The religion also uses shunning as a control mechanism. It is frequently brought up in church meetings that anyone who is kicked out of the church must never have interaction with current members. Not even a phone call. Not even if they’re your son/daughter. This doesn’t actually happen very often in practice, because most people aren’t monsters, but I didn’t know that. I took ideas seriously, even as a child.

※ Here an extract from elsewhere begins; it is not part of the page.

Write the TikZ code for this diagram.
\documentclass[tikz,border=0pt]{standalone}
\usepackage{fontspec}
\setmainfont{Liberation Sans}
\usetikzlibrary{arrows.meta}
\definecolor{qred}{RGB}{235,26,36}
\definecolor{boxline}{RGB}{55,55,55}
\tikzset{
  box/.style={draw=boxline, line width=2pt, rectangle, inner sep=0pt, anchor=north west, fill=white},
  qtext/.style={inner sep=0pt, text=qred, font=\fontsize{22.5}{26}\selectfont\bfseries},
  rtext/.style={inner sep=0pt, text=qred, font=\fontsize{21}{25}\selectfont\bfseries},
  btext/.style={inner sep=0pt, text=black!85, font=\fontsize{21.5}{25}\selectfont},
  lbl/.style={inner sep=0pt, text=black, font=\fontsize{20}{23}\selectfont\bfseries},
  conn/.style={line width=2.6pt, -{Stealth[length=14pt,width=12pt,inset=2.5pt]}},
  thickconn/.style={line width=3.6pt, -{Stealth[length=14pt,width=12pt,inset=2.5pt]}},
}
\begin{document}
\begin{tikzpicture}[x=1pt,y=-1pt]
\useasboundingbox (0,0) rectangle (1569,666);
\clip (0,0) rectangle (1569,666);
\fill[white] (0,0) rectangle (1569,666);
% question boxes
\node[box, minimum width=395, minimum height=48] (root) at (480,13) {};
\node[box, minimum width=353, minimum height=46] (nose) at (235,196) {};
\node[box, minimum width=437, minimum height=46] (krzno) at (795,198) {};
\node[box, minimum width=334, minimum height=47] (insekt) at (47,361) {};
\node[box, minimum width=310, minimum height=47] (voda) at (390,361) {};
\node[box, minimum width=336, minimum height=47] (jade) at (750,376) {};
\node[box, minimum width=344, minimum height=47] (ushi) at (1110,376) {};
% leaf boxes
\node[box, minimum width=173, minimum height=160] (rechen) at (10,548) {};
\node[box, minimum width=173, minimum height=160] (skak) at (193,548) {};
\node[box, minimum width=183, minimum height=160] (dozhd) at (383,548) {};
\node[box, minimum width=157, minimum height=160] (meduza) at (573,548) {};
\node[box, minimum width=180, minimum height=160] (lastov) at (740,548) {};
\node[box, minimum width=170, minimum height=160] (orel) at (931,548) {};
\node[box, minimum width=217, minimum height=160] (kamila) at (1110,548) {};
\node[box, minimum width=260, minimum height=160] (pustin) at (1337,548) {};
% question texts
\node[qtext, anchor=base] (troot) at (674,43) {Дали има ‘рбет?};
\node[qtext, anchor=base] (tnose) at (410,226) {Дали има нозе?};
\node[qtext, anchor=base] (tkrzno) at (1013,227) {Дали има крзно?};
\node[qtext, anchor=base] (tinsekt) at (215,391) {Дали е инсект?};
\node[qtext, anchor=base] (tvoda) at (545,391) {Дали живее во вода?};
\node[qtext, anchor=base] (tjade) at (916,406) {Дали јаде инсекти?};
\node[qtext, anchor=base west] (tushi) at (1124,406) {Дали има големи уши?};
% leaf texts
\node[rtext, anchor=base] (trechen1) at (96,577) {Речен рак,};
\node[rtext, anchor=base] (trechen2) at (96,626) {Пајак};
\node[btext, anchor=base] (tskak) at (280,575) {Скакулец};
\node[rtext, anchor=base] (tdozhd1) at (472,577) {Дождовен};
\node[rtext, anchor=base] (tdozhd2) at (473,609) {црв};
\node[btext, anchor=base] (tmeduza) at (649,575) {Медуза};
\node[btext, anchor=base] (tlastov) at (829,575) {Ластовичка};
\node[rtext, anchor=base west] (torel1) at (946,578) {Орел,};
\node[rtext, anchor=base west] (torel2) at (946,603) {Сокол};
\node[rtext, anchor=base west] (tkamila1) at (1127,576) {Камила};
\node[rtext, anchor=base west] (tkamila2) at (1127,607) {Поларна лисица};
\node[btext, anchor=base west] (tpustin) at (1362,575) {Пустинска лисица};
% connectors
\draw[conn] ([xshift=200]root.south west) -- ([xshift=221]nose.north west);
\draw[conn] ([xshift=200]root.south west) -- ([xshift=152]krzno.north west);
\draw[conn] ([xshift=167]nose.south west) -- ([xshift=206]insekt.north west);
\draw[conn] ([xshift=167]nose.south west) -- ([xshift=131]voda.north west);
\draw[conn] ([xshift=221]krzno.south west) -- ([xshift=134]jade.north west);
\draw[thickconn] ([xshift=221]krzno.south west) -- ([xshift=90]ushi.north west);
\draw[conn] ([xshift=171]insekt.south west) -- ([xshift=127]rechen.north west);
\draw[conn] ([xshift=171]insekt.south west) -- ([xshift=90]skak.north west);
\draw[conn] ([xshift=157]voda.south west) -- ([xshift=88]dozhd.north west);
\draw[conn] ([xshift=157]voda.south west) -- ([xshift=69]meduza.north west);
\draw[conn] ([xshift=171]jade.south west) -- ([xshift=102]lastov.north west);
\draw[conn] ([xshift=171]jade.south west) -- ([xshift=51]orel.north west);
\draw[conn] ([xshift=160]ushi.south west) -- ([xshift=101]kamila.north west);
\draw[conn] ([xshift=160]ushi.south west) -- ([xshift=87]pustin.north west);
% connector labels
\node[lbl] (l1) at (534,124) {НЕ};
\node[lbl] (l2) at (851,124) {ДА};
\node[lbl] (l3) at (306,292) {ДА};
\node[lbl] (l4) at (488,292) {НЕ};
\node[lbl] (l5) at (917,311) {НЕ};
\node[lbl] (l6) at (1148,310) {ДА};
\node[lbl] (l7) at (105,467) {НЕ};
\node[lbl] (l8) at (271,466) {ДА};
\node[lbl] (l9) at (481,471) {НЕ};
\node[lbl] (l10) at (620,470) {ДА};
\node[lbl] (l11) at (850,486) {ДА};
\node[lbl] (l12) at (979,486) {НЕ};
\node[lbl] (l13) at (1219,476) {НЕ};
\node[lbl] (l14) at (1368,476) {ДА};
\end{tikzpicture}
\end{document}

Every now and then at church we would be told of the Super Virtuous Mother who kicked her teenage kid out of the house and never even made eye-contact again, even when they were crying and begging outside windows of the family’s home. She, and other examples like her, were held up in glowing terms as shining examples of what we should all strive for, and everyone would nod and murmur in wonder at her great devotion, and clap in approval. Every now and then we would hear about how this family’s devotion would be rewarded by God, when the wayward child finally came back months or years later, humbly returning to the church with a renewed faith. A soul saved, a family reunited! Because they were strong, and never wavered in the exile.

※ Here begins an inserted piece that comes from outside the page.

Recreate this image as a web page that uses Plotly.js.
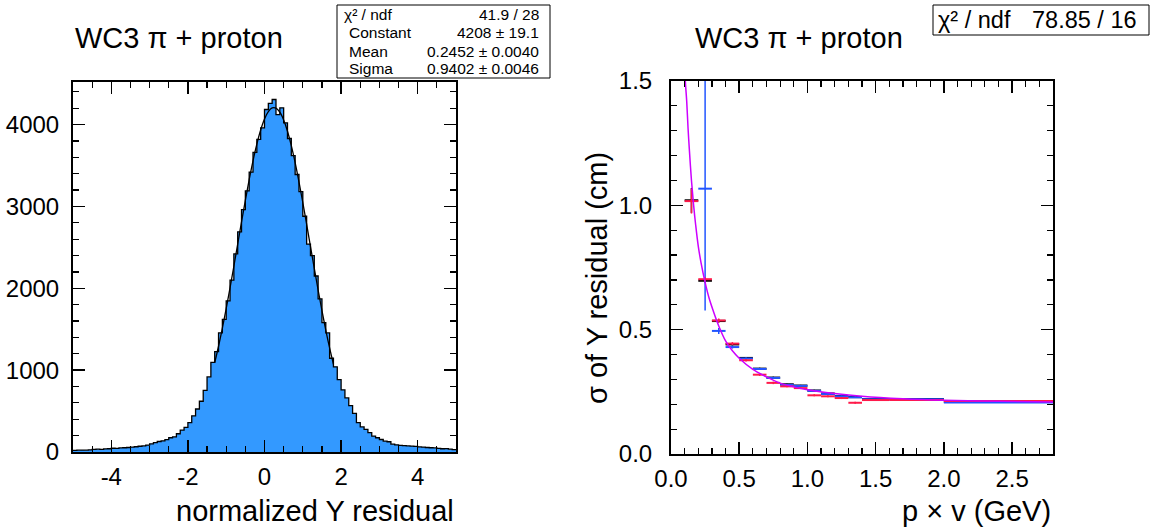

This was horrifying, even as a believer. It got worse as I started to have doubts. It was the start of my tendencies to try to limit how much I care about others. They can’t control you if you don’t care about their love, right?

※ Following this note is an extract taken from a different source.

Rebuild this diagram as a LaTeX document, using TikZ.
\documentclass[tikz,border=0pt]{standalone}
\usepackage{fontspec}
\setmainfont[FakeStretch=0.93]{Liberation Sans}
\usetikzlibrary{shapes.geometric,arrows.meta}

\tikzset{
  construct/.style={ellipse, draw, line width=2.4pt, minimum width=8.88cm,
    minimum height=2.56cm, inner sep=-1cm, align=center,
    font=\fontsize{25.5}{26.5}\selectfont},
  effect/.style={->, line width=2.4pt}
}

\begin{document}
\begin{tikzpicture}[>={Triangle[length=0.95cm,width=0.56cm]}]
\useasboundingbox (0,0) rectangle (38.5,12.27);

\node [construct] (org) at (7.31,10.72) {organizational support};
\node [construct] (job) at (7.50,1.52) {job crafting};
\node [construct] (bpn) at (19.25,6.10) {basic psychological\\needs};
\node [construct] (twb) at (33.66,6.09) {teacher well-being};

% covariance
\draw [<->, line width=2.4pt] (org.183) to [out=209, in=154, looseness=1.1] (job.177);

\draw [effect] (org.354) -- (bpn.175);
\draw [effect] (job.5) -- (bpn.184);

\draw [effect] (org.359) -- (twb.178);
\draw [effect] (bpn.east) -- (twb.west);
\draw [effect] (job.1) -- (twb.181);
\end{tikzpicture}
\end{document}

Dan Savage, sex-advice columnist, is often asked by young gay people how to deal with rabidly homophobic parents. The first step, of course, is to not be dependent on them. As long as they are in charge of whether you have protection from the elements and food to eat, they have a stranglehold on you. But the next step, the only step available for adult children who’ve already moved out, is to remove yourself from your parents’ life. To let them know that you are deserving of respect, and you WILL NOT sit idly by while they abuse you. You are under no obligation to sit there and take their hatred. You can simply leave. And you should.
Often, parents will eventually come around. Because generally, parents love their children, and miss them when they’re gone. They will moderate their views, and they will hold back their vile opinions when in your presence, because they know you won’t stand for it. Eventually, they often even change their minds entirely, and come to accept and love their children for who they are. As Dan says: As an adult, your only leverage over your parents is your presence in their lives.
This is wonderful advice. And it requires that you be more willing to cut someone out of your life than they are willing to cut you out of theirs. This sounds very familiar.
I dislike the way the world works. I dislike that we live in a gladiator universe, where the final arbiter is violence. I dislike that even if we were to eliminate physical violence, there is emotional violence that can still be inflicted. I don’t know how to compare the two, though I assume physical violence is far worse. But the shitty part about emotional violence is that, while physical violence can be used against anyone, emotional violence’s power is directly proportional to how much people care about you. The more someone loves you, the more you can hurt them.
The ultimate winning move is to weaponize your Self. Do whatever you can to get everyone to love you as much as possible. And simultaneously, you care for them as little as possible, so you are not vulnerable to their attacks. It’s gross. It feels like the subtext of every relationship one can have, though.
Maybe this is the result of having been raised to see love as a weapon, used to control those who love you… but I don’t want to have that sort of violent power over another person. Right now I’m hurting someone, and I hate it. I wish I could see some way to avoid this trap, because I don’t want to be alone either.